Gateway Science Museum

Spring 2017

Design Zone

Spring 2017 Design Zone What does it take to create a videogame, line up rhythms like the best DJs, or design a roller coaster that produces the biggest thrills? In Design Zone, visitors can go behinds the scenes and see how video game developers, music producers, roller coaster designers, and other creative problem solvers use math to do the amazing things they do. Design Zone explores mathematical concepts like patterns, variables, scal, slope, and ratios used by artists, architects, engineers, musicians, and other innovators.

Design Zone, on display in the North Gallery, is organized into three thematic areas, highlighting the relationship between mathematical thinking and the creative process in: art, music, and engineering. Visitors can design their own experiences and solve real-world challenges while discovering math is a fundamental, creative tool used to design and invent.

Design Zone was produced and is toured by the Oregon Museum of Science and Industry. This exhibit was made possible by a National Science Foundation grant.

This exhibit is locally sponsored by:

Diane Anderson
Leo and Terry Battle
Marcel and Mary Daguerre
Ken and Liz Fleming
Friend of the Museum
John and Renée McAmis
Marcia Moore, M.D.
Jennifer and Kevin Parrish
Judy Sitton
Joan Stewart-Thorpe
Garey and Barbara Weibel

Delta Grandeur

The great California Delta, as photographed by Rich Turner This exhibit will be on display in the Newberry Gallery from January 28, 2017 through Spring 2018.

Delta Grandeur celebrates and shares the extraordinary grandeur and diversity of California's Delta, an endangered ecosystem. Produced through the eye and vision of photographer Rich Turner, the Delta is vast in its agricultural bounties and is vital in supplying one of our most necessary natural resources: fresh water.

The Delta is an expansive inland river system and the largest estuary on the West Coast of the Americas. Through vibrant imagery, this exhibition explores the complex relationship that humans and wildlife have forged with the Delta. The future of the Delta's water is currently being debated and the outcome will impact all Californians.

This exhibit is locally sponsored by Gwen Quail.

Our Ocean's Edge

A collage of some of the photography shown at the Our Ocean's Edge exhibit This exhibit was on display in the Cornyn Valley Gallery from January 28 through May 7, 2017.

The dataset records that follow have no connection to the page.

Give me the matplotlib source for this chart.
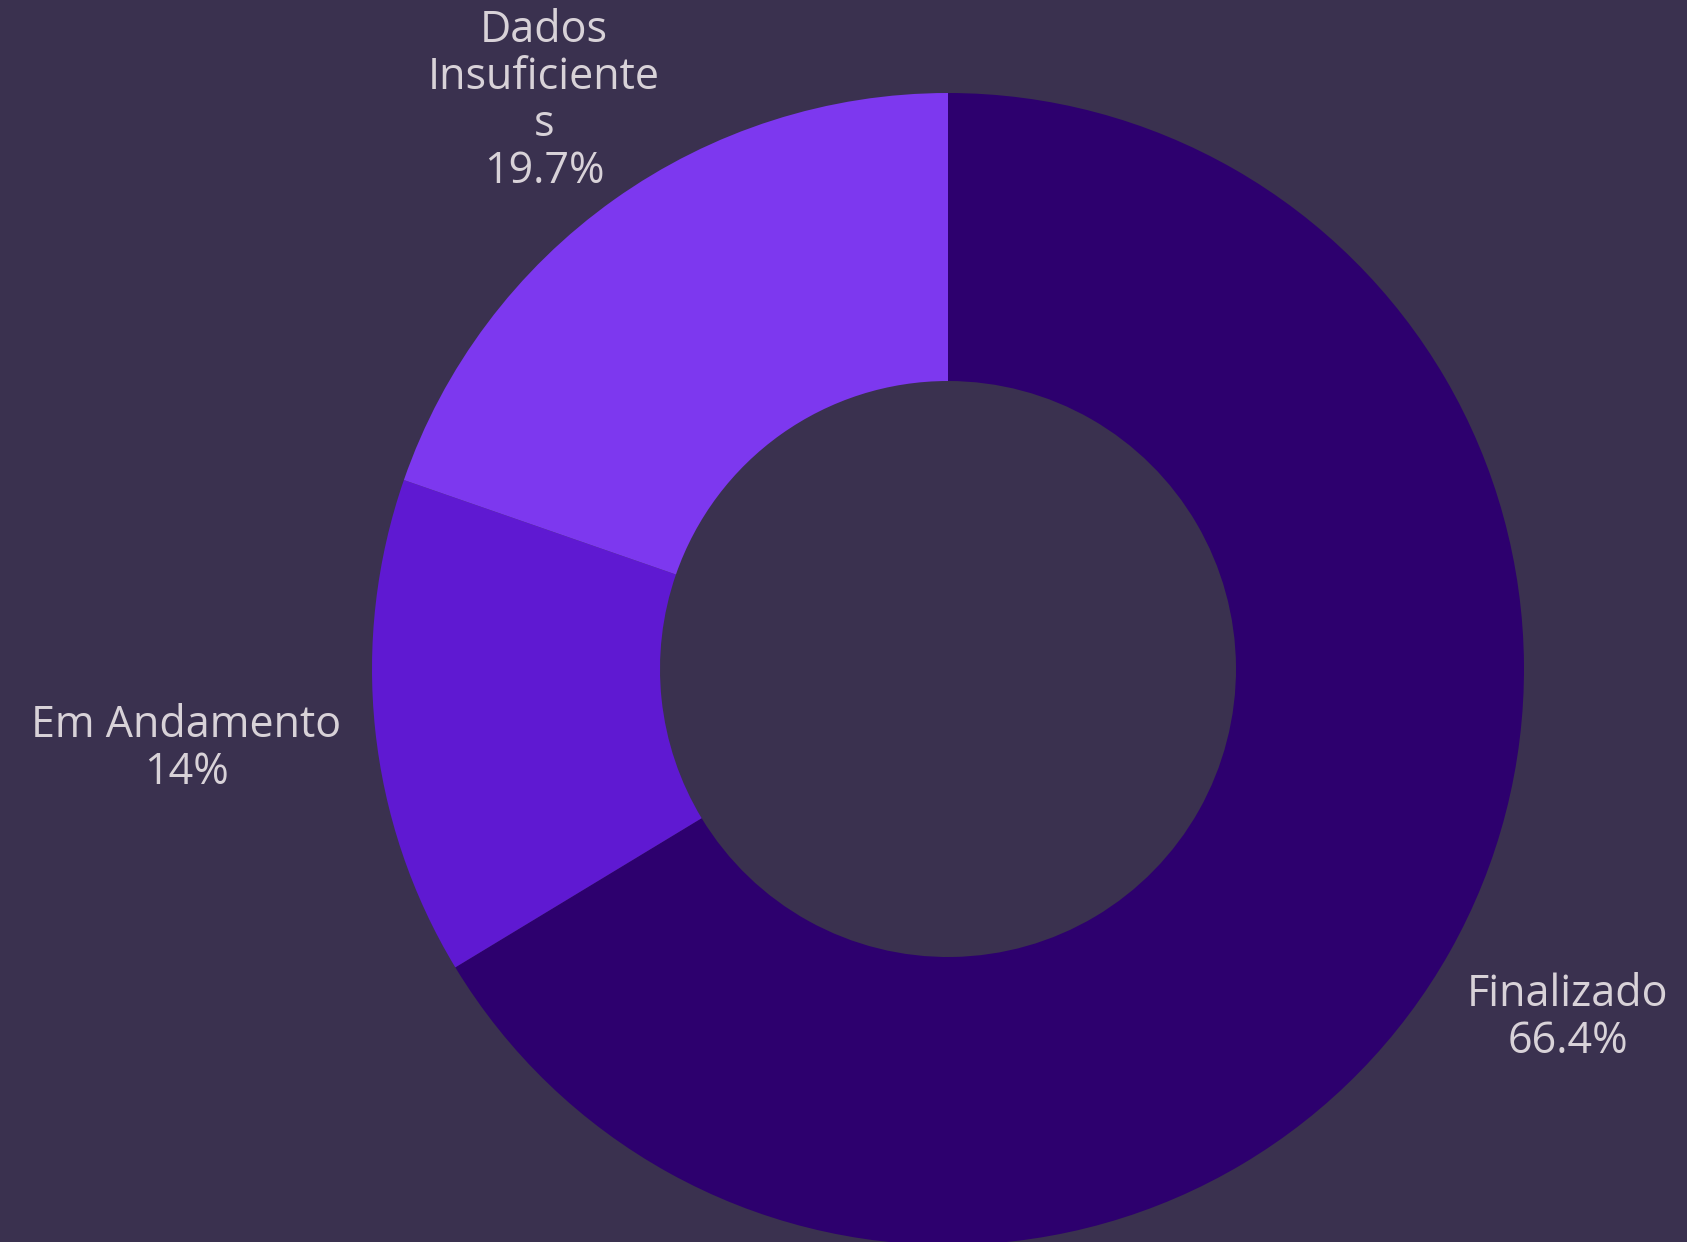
import numpy as np
import matplotlib
matplotlib.use('Agg')
import matplotlib.pyplot as plt

# status breakdown
labels = ['Finalizado', 'Em Andamento', 'Dados\nInsuficiente\ns']
values = [66.4, 14, 19.7]
pct_labels = ['66.4%', '14%', '19.7%']
colors = ['#2d006e', '#5f19d2', '#7d38ef']

bg = '#3a314f'
text_color = '#d8d2d8'

fig = plt.figure(figsize=(16.87, 12.42), dpi=100, facecolor=bg)
ax = fig.add_axes([0, 0, 1, 1])
ax.set_facecolor(bg)

# work in pixel-like units so the donut sits where it does in the original
cx, cy, r = 948, 1242 - 669, 576
wedges, _ = ax.pie(values, colors=colors, startangle=90, counterclock=False,
                   center=(cx, cy), radius=r,
                   wedgeprops=dict(width=r * 0.5, linewidth=0))

# labels sit on the mid angle of each slice
label_dist = [1.235, 1.33, 1.21]
for w, lab, pct, d in zip(wedges, labels, pct_labels, label_dist):
    ang = np.deg2rad((w.theta1 + w.theta2) / 2)
    x = cx + r * d * np.cos(ang)
    y = cy + r * d * np.sin(ang)
    ax.text(x, y, lab + '\n' + pct, ha='center', va='center',
            fontsize=31, color=text_color, family='Open Sans', linespacing=1.08)

ax.set_xlim(0, 1687)
ax.set_ylim(0, 1242)
ax.set_aspect('equal')
ax.axis('off')

fig.savefig('out.png', dpi=100, facecolor=bg)
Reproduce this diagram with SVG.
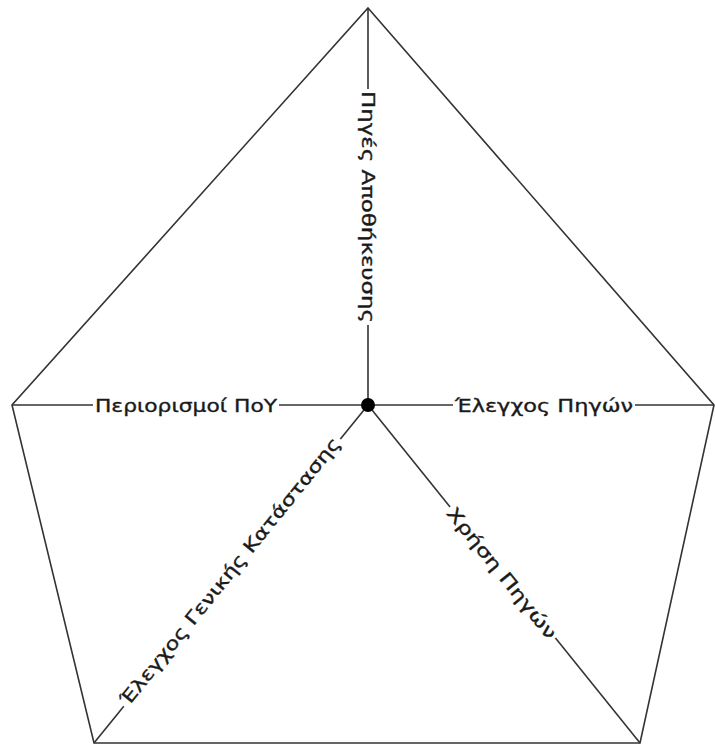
<svg xmlns="http://www.w3.org/2000/svg" width="715" height="746" viewBox="0 0 715 746">
<style>
.edge{fill:none;stroke:#333;stroke-width:1.6}
.bg{fill:#fff}
.lbl{font-family:"DejaVu Sans","Liberation Sans",sans-serif;font-size:18px;fill:#1a1a1a;stroke:#1a1a1a;stroke-width:0.35;text-anchor:middle}
</style>
<rect width="715" height="746" fill="#fff"/>
<g id="connectors">
<polygon class="edge" points="368,8 714,405 640,743 94,743 12,405"/>
<line class="edge" x1="368" y1="405" x2="368" y2="8"/>
<line class="edge" x1="368" y1="405" x2="12" y2="405"/>
<line class="edge" x1="368" y1="405" x2="714" y2="405"/>
<line class="edge" x1="368" y1="405" x2="94" y2="743"/>
<line class="edge" x1="368" y1="405" x2="640" y2="743"/>
<g transform="translate(368,207) rotate(90)">
<rect class="bg" x="-118" y="-10" width="236" height="20"/>
<text class="lbl" x="0" y="6.5" textLength="232" lengthAdjust="spacingAndGlyphs">Πηγές Αποθήκευσης</text>
</g>
<g transform="translate(186,405)">
<rect class="bg" x="-93" y="-10" width="186" height="20"/>
<text class="lbl" x="0" y="6.5" textLength="182" lengthAdjust="spacingAndGlyphs">Περιορισμοί ΠοΥ</text>
</g>
<g transform="translate(544,405)">
<rect class="bg" x="-91" y="-10" width="182" height="20"/>
<text class="lbl" x="0" y="6.5" textLength="178" lengthAdjust="spacingAndGlyphs">Έλεγχος Πηγών</text>
</g>
<g transform="translate(230,571) rotate(-51.07)">
<rect class="bg" x="-172" y="-10" width="344" height="20"/>
<text class="lbl" x="0" y="6.5" textLength="338" lengthAdjust="spacingAndGlyphs">Έλεγχος Γενικής Κατάστασης</text>
</g>
<g transform="translate(502,573) rotate(51.17)">
<rect class="bg" x="-84" y="-10" width="168" height="20"/>
<text class="lbl" x="0" y="6.5" textLength="163" lengthAdjust="spacingAndGlyphs">Χρήση Πηγών</text>
</g>
</g>
<g id="center"><circle cx="368" cy="405" r="7" fill="#000"/></g>
</svg>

California made history with the creation of the nation’s first statewide system of ocean parks − a network of 124 Marine Protected Areas (MPAs) stretching from Oregon to the Mexico border. Like national parks on land, MPAs are magnificent in beauty and wildness while providing protection for wildlife, solutions to climate change, and recreational resources for all.

Soon after the system was established, LA-based photographer Jasmine Swope set out to capture the essence of the marine parks. Her quest took her up and down California’s 1,100 mile long coastline. The result is “Our Ocean’s Edge,” a photographic documentary project that celebrates these fragile seascapes, from Southern to Northern California, while increasing awareness about their natural benefits and promoting ecological conservation.